MacLennan, John Hugh

  • From Wikipedia, the free encyclopedia: See full biography at: https://en.wikipedia.org/wiki/Hugh_MacLennan
  • Biography:
    • John Hugh MacLennan CC CQ FRSL FRSC (March 20, 1907 – November 9, 1990) was a Canadian writer and professor of English at McGill University. He won five Governor General’s Awards and a Royal Bank Award.

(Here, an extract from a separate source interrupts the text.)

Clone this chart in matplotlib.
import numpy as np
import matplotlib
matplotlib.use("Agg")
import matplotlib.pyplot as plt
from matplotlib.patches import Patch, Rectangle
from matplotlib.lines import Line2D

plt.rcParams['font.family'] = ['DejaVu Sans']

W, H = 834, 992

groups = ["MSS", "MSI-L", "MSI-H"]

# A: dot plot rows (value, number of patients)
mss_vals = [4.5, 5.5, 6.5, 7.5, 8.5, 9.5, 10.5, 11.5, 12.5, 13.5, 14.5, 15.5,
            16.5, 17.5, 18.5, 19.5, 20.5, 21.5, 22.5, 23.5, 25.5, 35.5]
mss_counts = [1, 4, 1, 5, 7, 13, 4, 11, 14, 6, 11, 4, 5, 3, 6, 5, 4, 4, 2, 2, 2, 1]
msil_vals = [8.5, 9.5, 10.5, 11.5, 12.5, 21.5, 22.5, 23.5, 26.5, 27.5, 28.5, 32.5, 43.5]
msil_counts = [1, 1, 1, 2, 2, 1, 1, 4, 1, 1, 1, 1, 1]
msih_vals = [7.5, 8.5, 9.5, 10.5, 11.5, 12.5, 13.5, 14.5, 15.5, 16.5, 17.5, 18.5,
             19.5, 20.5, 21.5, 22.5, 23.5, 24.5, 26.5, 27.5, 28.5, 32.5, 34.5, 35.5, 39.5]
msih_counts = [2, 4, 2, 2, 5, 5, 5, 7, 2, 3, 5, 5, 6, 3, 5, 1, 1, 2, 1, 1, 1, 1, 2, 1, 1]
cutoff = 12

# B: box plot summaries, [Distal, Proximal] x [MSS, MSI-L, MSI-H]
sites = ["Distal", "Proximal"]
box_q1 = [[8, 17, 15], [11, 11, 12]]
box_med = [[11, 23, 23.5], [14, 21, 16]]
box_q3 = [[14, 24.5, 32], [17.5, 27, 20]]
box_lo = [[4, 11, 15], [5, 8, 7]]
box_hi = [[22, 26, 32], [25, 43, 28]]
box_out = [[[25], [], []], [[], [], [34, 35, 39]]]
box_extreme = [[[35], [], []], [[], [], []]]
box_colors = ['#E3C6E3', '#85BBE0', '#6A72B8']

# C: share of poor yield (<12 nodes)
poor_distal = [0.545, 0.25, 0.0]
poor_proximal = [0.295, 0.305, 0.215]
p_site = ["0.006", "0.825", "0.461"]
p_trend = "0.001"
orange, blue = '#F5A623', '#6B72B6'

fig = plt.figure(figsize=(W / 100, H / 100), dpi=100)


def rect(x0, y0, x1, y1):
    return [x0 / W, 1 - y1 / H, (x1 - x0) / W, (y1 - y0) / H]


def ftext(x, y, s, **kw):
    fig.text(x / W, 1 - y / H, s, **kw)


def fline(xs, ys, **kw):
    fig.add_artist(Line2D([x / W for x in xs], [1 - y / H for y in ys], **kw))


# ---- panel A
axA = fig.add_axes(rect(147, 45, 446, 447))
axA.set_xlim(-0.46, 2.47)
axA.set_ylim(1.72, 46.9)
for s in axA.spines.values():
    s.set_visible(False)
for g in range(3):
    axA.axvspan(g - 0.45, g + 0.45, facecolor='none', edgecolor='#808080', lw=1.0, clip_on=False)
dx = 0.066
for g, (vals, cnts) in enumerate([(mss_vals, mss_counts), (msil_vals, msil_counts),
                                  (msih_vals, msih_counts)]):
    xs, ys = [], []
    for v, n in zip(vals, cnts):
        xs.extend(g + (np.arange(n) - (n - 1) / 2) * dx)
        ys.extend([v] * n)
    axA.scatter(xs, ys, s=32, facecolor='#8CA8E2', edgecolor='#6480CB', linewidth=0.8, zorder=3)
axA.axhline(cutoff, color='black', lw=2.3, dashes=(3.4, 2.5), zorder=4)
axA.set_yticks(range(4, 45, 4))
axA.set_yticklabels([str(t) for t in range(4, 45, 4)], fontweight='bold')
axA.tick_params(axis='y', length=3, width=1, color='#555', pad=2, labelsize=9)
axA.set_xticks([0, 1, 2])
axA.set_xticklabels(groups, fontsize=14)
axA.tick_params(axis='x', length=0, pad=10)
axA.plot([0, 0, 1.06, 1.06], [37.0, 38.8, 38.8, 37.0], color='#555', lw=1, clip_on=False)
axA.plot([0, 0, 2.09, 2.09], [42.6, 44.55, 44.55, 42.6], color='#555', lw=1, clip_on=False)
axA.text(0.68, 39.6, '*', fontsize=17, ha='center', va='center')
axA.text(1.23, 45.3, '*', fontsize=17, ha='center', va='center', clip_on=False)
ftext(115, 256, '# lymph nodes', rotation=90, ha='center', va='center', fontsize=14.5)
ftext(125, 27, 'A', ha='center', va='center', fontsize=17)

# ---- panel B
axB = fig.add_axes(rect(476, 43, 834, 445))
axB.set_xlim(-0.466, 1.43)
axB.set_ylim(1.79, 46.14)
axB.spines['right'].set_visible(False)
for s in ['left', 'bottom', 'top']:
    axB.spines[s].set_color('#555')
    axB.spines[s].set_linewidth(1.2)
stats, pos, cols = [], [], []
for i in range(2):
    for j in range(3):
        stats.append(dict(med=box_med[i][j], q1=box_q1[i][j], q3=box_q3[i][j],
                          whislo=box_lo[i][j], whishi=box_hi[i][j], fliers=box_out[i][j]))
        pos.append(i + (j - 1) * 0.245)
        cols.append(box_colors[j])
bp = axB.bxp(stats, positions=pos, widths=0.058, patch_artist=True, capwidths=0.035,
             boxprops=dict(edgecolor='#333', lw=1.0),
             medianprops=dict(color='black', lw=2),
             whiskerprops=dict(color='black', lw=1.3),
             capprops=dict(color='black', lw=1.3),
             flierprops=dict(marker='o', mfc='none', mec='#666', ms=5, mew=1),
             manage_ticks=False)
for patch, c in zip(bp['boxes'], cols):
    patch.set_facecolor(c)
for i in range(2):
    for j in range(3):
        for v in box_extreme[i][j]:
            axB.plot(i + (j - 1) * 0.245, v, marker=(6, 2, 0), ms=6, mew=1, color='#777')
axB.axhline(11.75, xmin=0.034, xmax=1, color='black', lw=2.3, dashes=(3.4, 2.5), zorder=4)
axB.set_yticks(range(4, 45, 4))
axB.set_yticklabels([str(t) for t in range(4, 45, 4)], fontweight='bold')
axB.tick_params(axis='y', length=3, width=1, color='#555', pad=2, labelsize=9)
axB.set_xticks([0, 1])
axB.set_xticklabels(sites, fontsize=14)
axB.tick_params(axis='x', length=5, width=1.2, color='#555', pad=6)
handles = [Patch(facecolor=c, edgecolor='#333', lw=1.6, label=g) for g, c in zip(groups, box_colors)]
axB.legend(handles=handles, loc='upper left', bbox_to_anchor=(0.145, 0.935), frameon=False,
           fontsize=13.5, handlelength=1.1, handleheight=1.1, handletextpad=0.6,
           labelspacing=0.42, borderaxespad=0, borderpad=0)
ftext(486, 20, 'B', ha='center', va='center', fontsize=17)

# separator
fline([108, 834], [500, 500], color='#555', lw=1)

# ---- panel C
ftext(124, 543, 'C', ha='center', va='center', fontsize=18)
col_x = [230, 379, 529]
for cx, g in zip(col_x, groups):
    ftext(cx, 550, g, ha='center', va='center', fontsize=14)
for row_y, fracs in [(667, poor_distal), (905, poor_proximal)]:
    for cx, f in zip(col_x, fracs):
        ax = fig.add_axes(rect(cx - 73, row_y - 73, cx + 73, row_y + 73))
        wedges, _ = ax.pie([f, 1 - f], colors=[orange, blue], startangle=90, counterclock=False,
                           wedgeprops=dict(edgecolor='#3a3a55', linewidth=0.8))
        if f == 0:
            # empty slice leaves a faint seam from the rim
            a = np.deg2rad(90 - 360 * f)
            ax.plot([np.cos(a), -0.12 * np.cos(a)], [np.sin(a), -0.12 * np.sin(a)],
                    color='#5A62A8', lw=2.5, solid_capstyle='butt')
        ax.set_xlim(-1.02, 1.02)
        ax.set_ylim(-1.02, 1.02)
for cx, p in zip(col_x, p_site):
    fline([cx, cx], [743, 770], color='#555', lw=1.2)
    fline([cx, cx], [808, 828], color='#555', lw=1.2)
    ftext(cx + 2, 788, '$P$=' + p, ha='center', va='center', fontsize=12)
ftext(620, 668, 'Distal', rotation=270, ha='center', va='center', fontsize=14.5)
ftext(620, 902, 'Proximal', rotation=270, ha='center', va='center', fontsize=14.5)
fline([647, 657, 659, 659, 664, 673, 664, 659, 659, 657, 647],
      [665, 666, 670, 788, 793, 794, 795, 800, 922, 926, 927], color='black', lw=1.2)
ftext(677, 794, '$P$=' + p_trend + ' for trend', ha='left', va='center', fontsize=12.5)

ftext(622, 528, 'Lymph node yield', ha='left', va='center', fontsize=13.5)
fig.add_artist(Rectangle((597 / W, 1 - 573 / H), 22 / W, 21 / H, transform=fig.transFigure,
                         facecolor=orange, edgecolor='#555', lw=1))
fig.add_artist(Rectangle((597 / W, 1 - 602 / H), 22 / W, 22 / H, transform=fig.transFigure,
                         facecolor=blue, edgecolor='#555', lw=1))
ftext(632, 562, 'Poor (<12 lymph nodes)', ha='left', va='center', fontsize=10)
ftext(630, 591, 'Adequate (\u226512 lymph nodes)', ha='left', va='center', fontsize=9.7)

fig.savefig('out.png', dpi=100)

    • MacLennan was born in Glace Bay, Nova Scotia, on March 20, 1907. His parents were Samuel MacLennan, a colliery physician, and Katherine MacQuarrie; Hugh also had an older sister named Frances. Samuel was a stern Calvinist, while Katherine was creative, warm and dreamy, and both parents would be large influences on Hugh’s character. In 1913, the family spent several months in London while Samuel took on further study to become a medical specialist. On returning to Canada, they briefly lived in Sydney, Nova Scotia, before settling in Halifax.In December 1917, young Hugh experienced the Halifax Explosion, which he would later write about in his first published novel, Barometer Rising.
    • His most famous novel, Two Solitudes, a literary allegory for the tensions between English and French Canada, followed in 1945. That year, he left Lower Canada College. Two Solitudes won MacLennan his first Governor General’s Award for Fiction. In 1948, MacLennan published The Precipice, which again won the Governor General’s Award. The following year, he published a collection of essays, Cross Country, which won the Governor General’s Award for Non-Fiction.
    • In 1951, MacLennan returned to teaching, accepting a position at McGill University. In 1952, he was made a fellow of the Royal Society of Canada and awarded the society’s Lorne Pierce Medal. In 1954, he published another essay collection, Thirty and Three, which again won the Governor General’s Award for Non-Fiction. In 1956, he was made a fellow of the Royal Society of Literature.
    • One of MacLennan’s students at McGill was Marian Engel, who became a noted Canadian novelist in the 1970s. He served as her master’s supervisor in c. 1958. Another notable student was Leonard Cohen, the popular songwriter, poet and novelist.
    • In 1967 he was made a Companion of the Order of Canada. In 1985 he was made a Knight of the National Order of Quebec.
    • The Canadian band The Tragically Hip, on their album Fully Completely, have a song called “Courage (for Hugh MacLennan)”. A passage from The Watch That Ends the Night is adapted for use in the song.